“There is this paradoxical dance that you have to do, between taking responsibility for your own experience and recognizing that you don’t have control over it,” Colman says. “You have to have a mindful awareness of it all, while surrendering to forces greater than yourself.”
With so many books on pregnancy and childbirth available, some highly informed women may feel overly confident, even smug, about their ability to predict and control their childbirth experience. It’s only natural to want to lessen discomfort and control all factors by micromanaging the process. “You think that if you buy enough self-help books, read and understand them,” says Leslie Hartley Gise, M.D., a clinical professor in the department of psychiatry at the University of Hawaii, “everything will be fine.”
But as well as you do, there’s always someone else who does better. “Our society encourages competition in every aspect of life,” says Gayle Peterson, Ph.D., M.S.W., a prenatal counselor and the author of An Easier Childbirth: A Mother’s Guide for Birthing Normally (Shadow & Light Publications, 1993). “Women tend to hold themselves and each other up to a litmus test of the perfect childbirth, making their own birth experiences valid or invalid. We measure our worth according to whether we deliver naturally or with medical interventions, whether we have vaginal births or Cesareans, whether we bond immediately with the baby or half a day later, and whether we breastfeed or bottlefeed.”
Gise, who spent 16 years as a psychiatrist with the obstetrics/gynecology department at Mount Sinai Hospital in New York, agrees. “We are a people preoccupied — obsessed, even — with perfect health, with counteracting aging, with having the exact right eating habits and lifestyles to ward off disease,” she says. “So women think, ‘If I do everything in the pregnancy and delivery right, I’ll have a perfect child who’ll grow into a perfect person.’"
Risks of romanticizing childbirth
The problem with romanticizing childbirth this way — and thinking that it will be a perfect experience — is that it can set women up for disappointment, or worse. “Childbirth has the potential for being a magical experience, but it doesn’t always happen that way,” Gise says. “In both the normal after-delivery blues and more severe cases of postpartum depression, one of the factors can be the expectation of an idyllic childbirth.”
Sue O’Brien can attest to this.

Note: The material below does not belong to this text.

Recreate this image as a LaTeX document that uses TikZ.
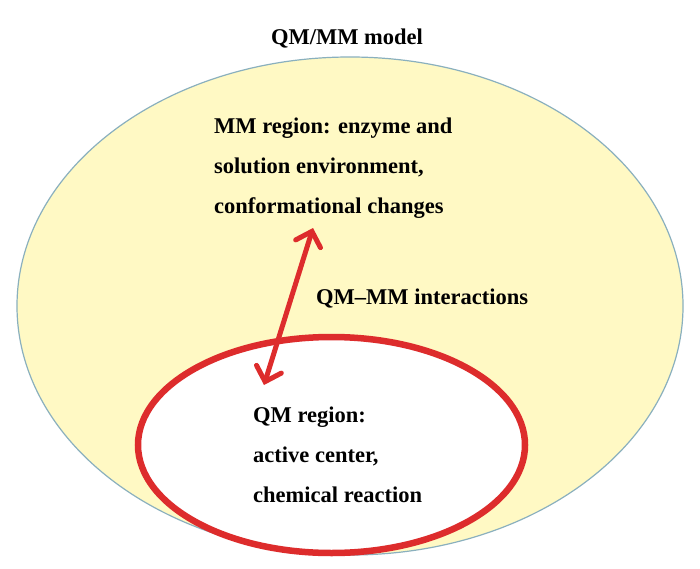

Her woes didn’t end when she had a Cesarean delivery. The anesthesia it required caused weeks of severe headaches, which in turn interfered with her capacity to reach out to her newborn: She didn’t feel bonded with Kate until her daughter was several weeks old. Reflecting back on that time, O’Brien believes that, even though it was irrational, she was actually angry with her baby daughter in the first weeks of her life for putting her through such an ordeal.
Other feelings women can experience during childbirth include those of being invaded, or even violated, and of losing control. This is very normal, according to Gise, and she recommends that new mothers openly acknowledge any negative feelings to someone they trust. However, if you’re still having difficulty accepting the baby six to eight weeks postpartum or are having obsessive fears about hurting him, it’s time to talk a professional.
While some negative reactions after childbirth are normal, they can be minimized with foresight. “Preparing for childbirth is not a question of more, but better,” Peterson says. “Your preparations should be oriented toward normal delivery, but you should also plan for help in case you need it.”